The hunting fraternity say Ms Sage has pulled back from positions which the industry had found unacceptable and forced her to re-think plans to cull 10,000 Himalayan Tahr from the Southern Alps.

Former president of the Deerstalkers Association Bill O'Leary told RNZ that a draft operational plan was agreed on at the meeting which would reduce the number of tahr to be killed - but he did not give a number.

He said it was agreed that the original plan put out by the Department of Conservation (DOC) was not fit for purpose and needed modification, including the number of animals that would be culled.

"The agreement as such was not so much that they had to be reduced, which we all agree on, as by how many and where and who would do the job," Mr O'Leary said.

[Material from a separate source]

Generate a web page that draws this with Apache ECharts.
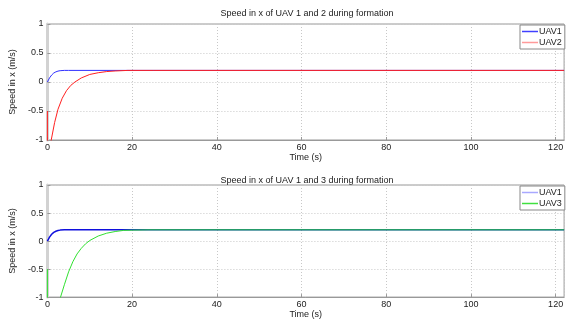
<!DOCTYPE html>
<html>
<head>
<meta charset="utf-8">
<script src="https://cdn.jsdelivr.net/npm/echarts@6/dist/echarts.min.js"></script>
<style>
html,body{margin:0;padding:0;background:#fff;}
#c{width:566px;height:320px;}
</style>
</head>
<body>
<div id="c"></div>
<script>
// ---- data ----
const titleTop = 'Speed in x of UAV 1 and 2 during formation';
const titleBottom = 'Speed in x of UAV 1 and 3 during formation';
const xName = 'Time (s)';
const yName = 'Speed in x (m/s)';

const uav1T = [0, 0.5, 1, 1.5, 2, 2.5, 3, 4, 5, 122];
const uav1V = [0, 0.07, 0.12, 0.155, 0.175, 0.188, 0.195, 0.2, 0.2, 0.2];

const uav2T = [0, 0, 0.4, 0.9, 1.7, 2.5, 3.5, 4.5, 5.5, 6.5, 8, 10, 12, 14, 16, 19, 25, 122];
const uav2V = [-0.5, -1.35, -1.2, -1, -0.7, -0.47, -0.28, -0.15, -0.06, 0, 0.07, 0.13, 0.16, 0.18, 0.19, 0.2, 0.2, 0.2];

const uav3T = [0, 0, 1.5, 3.1, 4, 5, 6, 7, 8, 9, 10, 12, 14, 16, 18, 20, 24, 122];
const uav3V = [-0.5, -1.9, -1.4, -1, -0.78, -0.55, -0.37, -0.23, -0.13, -0.05, 0.01, 0.09, 0.14, 0.17, 0.19, 0.195, 0.2, 0.2];

const xMin = 0, xMax = 122, xStep = 20;
const yMin = -1, yMax = 1, yStep = 0.5;

function pairs(t, v) { return t.map((x, i) => [x, v[i]]); }

const font = 'Liberation Sans, Arial, sans-serif';
const txt = '#222';

function xAxis(gi) {
  return {
    type: 'value', gridIndex: gi, min: xMin, max: xMax, interval: xStep,
    name: xName, nameLocation: 'middle', nameGap: 10,
    nameTextStyle: { fontSize: 9, color: txt, fontFamily: font },
    axisLine: { show: true, onZero: false, lineStyle: { color: '#999', width: 1 } },
    axisTick: { show: true, inside: true, length: 3, lineStyle: { color: '#999' } },
    axisLabel: { fontSize: 9, color: txt, fontFamily: font, margin: 3, showMaxLabel: false },
    splitLine: { show: true, lineStyle: { color: '#c8c8c8', type: [1, 2], width: 1 } }
  };
}
function yAxis(gi) {
  return {
    type: 'value', gridIndex: gi, min: yMin, max: yMax, interval: yStep,
    name: yName, nameLocation: 'middle', nameGap: 25, nameRotate: 90,
    nameTextStyle: { fontSize: 9, color: txt, fontFamily: font },
    axisLine: { show: true, onZero: false, lineStyle: { color: '#d2d2d2', width: 3 } },
    axisTick: { show: true, inside: true, length: 3, lineStyle: { color: '#999' } },
    axisLabel: { fontSize: 9, color: txt, fontFamily: font, margin: 4 },
    splitLine: { show: true, lineStyle: { color: '#c8c8c8', type: [1, 2], width: 1 } }
  };
}

function legendCfg(top, items) {
  return {
    orient: 'vertical', left: 520, top: top, itemWidth: 16, itemHeight: 1.5, itemGap: 0,
    icon: 'rect',
    padding: [1, 3, 1, 2], borderColor: '#888', borderWidth: 1, backgroundColor: '#fff',
    textStyle: { fontSize: 9, color: txt, fontFamily: font, padding: [0, 0, 0, -4], lineHeight: 11 },
    data: items
  };
}

const chart = echarts.init(document.getElementById('c'), null, { renderer: 'canvas' });
chart.setOption({
  animation: false,
  backgroundColor: '#fff',
  title: [
    { text: titleTop, left: 302, top: 4, textAlign: 'center',
      textStyle: { fontSize: 9, fontWeight: 'normal', color: txt, fontFamily: font } },
    { text: titleBottom, left: 302, top: 171, textAlign: 'center',
      textStyle: { fontSize: 9, fontWeight: 'normal', color: txt, fontFamily: font } }
  ],
  grid: [
    { left: 39, top: 24, width: 526, height: 116, show: true, borderColor: '#999', borderWidth: 1, backgroundColor: 'transparent' },
    { left: 39, top: 185, width: 526, height: 117, show: true, borderColor: '#999', borderWidth: 1, backgroundColor: 'transparent' }
  ],
  xAxis: [xAxis(0), xAxis(1)],
  yAxis: [yAxis(0), yAxis(1)],
  legend: [
    legendCfg(25, [
      { name: 'UAV1', itemStyle: { color: '#4040ff' } },
      { name: 'UAV2', itemStyle: { color: '#ff9a9a' } }
    ]),
    legendCfg(186, [
      { name: 'UAV1', itemStyle: { color: '#a8a8ff' } },
      { name: 'UAV3', itemStyle: { color: '#40e040' } }
    ])
  ],
  series: [
    { name: 'UAV1', type: 'line', xAxisIndex: 0, yAxisIndex: 0, data: pairs(uav1T, uav1V),
      showSymbol: false, symbol: 'none', clip: true, lineStyle: { color: '#3030ff', width: 1 }, itemStyle: { color: '#3030ff' } },
    { name: 'UAV2', type: 'line', xAxisIndex: 0, yAxisIndex: 0, data: pairs(uav2T, uav2V),
      showSymbol: false, symbol: 'none', clip: true, lineStyle: { color: '#ff2020', width: 1 }, itemStyle: { color: '#ff2020' } },
    { name: 'UAV1', type: 'line', xAxisIndex: 1, yAxisIndex: 1, data: pairs(uav1T, uav1V),
      showSymbol: false, symbol: 'none', clip: true, lineStyle: { color: '#1010dd', width: 1.5 }, itemStyle: { color: '#1010dd' } },
    { name: 'UAV3', type: 'line', xAxisIndex: 1, yAxisIndex: 1, data: pairs(uav3T, uav3V),
      showSymbol: false, symbol: 'none', clip: true, lineStyle: { color: '#30e030', width: 1 }, itemStyle: { color: '#30e030' } }
  ]
});
</script>
</body>
</html>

He also said there would be changes to the locations of the cull and a reduction in the numbers of males to be killed, which would preserve horned tahr for trophy hunters.

Mr O'Leary said the meeting was productive and attended by virtually everyone with an interest in tahr, with a set of general principles being agreed to.

Initially Ms Sage had proposed culling 10,000 tahr over the next eight months, but she said last night that DOC had taken on an adaptive management approach, and would cull 6000 over the next six weeks.

Ms Sage said this would be reviewed after the summer, but that DOC still had a commitment to cull 10,000 tahr by the end of July.

However Ms Sage told Morning Report the department is still finalising the plan and the 10,000 target is adaptable.

"That's the commitment that was made yesterday, that there would be a meeting after the summer hunting season, after DOC's control operation look at what the population estimates are, review that and then adapt the plans accordingly," she said.

She said this population estimate only looks at DOC land and there is likely to be thousands more tahr on private land.

All parties got something from the meeting, she said.

"Before there was opposition to any control being done, so that is a major step forward that all parties have actually agreed that DOC can go ahead with the control before we get another breeding increment this summer."

"The big win for me is that DOC can now proceed to actually get on with the control operation and it will be focusing on the exclusion zones for the North and South, for National Park, the harder to get to areas and the feeder areas into those exclusion zones."

She also said DOC would not be targeting bull tahr outside of national parks.

Ms Sage said there are an estimated 35,000 tahr on public conservation land and the original Himalayan Tahr Control Plan forged back in 1993 was to limit the numbers to 10,000.

The Himalayan Tahr is a kind of wild goat which is accused of destroying native vegetation.

But commercial and recreational hunters see it as a prized hunting trophy and said plans for the cull were based on inadequate knowledge of the species.

The hunters were prepared to go to court to fight the government and the Department of Conservation and raised $156,000 through Givealittle to pay for lawyers.

The hunters were also backed by the National Party which had started a petition against the cull.